Participei, há dias, em iniciativa com muitos jovens estudantes do 3.º ciclo do Ensino Básico e do Ensino Secundário, de várias regiões do país, que, questionados sobre se gostariam de ser professores, de uma forma geral respondiam positivamente, mas esclareciam que não seria essa a sua opção. Alguns, filhos de professores, falavam da falta de tempo dos pais para consigo, das suas viagens diárias ou da presença apenas ao fim de semana (e com trabalho de casa) e do que ouviam sobre o ordenado. Outros, conhecendo apenas a profissão pelos seus professores, afirmavam que ensinar os outros era algo que os encantava, mas o que sabiam da vida dos professores afastava-os dessa opção. Tentei convencê-los de que devemos seguir aquilo de que gostamos e lutar pela valorização e dignificação da profissão que escolhemos, mas creio não os ter convencido.

 

Os governantes não gostam de falar de salários e de relação laboral e para os académicos essas não são as questões centrais, mas se não se falar disso e tudo ficar como está a profissão de professor irá sofrer um fortíssimo revés.

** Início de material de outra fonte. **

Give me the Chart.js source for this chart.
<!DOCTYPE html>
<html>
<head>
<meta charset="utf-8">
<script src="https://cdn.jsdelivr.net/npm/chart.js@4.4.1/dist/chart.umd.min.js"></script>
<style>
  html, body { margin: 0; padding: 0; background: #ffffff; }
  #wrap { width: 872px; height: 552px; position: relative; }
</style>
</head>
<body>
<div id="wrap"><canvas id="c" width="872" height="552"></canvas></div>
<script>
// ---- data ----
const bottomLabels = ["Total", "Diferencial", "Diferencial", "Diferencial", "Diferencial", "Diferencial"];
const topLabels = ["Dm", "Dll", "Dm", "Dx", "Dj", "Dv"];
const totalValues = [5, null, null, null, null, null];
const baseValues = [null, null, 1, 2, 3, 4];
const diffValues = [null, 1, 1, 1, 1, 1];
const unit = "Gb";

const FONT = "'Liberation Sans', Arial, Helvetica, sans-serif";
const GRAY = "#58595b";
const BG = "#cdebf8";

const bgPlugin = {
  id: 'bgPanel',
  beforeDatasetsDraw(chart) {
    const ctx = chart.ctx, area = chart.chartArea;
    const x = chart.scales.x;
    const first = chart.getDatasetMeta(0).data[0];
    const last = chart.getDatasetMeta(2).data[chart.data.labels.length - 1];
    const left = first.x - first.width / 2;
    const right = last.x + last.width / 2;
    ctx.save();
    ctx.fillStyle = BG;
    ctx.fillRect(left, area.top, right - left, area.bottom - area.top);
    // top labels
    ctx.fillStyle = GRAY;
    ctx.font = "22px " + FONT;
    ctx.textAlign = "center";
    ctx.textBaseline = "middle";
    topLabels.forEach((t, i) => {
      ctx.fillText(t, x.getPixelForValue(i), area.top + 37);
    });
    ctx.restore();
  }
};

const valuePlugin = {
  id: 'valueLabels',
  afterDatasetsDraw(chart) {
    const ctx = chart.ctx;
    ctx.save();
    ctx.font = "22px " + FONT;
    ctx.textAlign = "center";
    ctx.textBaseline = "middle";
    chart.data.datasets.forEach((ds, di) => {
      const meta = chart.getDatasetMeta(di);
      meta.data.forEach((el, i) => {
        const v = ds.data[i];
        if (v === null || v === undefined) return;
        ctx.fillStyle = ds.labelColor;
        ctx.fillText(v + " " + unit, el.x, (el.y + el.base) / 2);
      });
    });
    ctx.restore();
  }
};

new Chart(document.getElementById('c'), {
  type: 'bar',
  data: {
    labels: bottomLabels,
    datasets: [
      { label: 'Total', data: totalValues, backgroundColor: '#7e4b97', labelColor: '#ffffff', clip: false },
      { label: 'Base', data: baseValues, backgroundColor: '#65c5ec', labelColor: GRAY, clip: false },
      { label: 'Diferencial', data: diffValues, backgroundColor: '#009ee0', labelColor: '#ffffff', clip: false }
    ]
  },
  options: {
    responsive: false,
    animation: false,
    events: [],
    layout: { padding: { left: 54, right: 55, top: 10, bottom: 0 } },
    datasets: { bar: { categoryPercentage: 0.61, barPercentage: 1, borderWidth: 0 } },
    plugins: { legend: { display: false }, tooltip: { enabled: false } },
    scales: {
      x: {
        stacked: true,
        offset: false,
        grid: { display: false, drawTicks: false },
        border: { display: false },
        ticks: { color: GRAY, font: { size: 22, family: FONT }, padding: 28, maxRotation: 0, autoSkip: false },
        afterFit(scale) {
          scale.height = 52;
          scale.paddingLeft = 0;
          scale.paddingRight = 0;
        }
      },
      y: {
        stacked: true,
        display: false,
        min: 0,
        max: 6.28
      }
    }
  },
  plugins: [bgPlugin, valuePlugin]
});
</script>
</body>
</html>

Como vai alguém escolher uma profissão em que são necessários 15 ou 16 anos completos de serviço, isto é, no mínimo, 20 de trabalho para ter acesso a um lugar de quadro, garantindo alguma estabilidade de emprego e profissional, bem como o ingresso na carreira?

 

Quanto à carreira, a desvalorização é mais do que evidente. Repare-se, em 2005 um docente com 26 anos de serviço atingia o topo, o 10.º escalão, e o seu salário era, em valor ilíquido, superior em 1085 euros mensais ao de um professor que, passados 17 anos, tem o mesmo tempo de serviço. Este, hoje, está no 4.º escalão a lutar por uma vaga para chegar ao seguinte, a qual, se a obtiver por via de uma avaliação de Excelente ou Muito Bom, poderá ser negada pela aplicação de quotas.

Falando em 1085 euros mês, estamos a falar num rendimento anual que, em 2022, é inferior em mais de 15.000 euros ao de há 17 anos. Salário muito inferior, a que acresce uma desvalorização que, sem contar com os constrangimentos de carreira, é superior a 12% nos últimos 12 anos, e que só no ano em curso, tendo em conta os 8% de inflação em maio e os 0,9% de “aumento”, ameaça duplicar a perda. É caso para perguntar: haverá vocação que resista a esta realidade? Não há certamente e, por este caminho, continuando os decisores políticos a esconderem a cabeça na formação e no recrutamento para não verem a precariedade, o baixo salário, a destruição da carreira e as condições de trabalho de profissionais a quem é roubado o tempo de ser gente, as escolas continuarão a ser despejadas de verdadeiros profissionais, mesmo que se completem horários em algumas regiões do país ou paguem estágios, tentando atrair aqueles que tinham escolhido seguir outro caminho.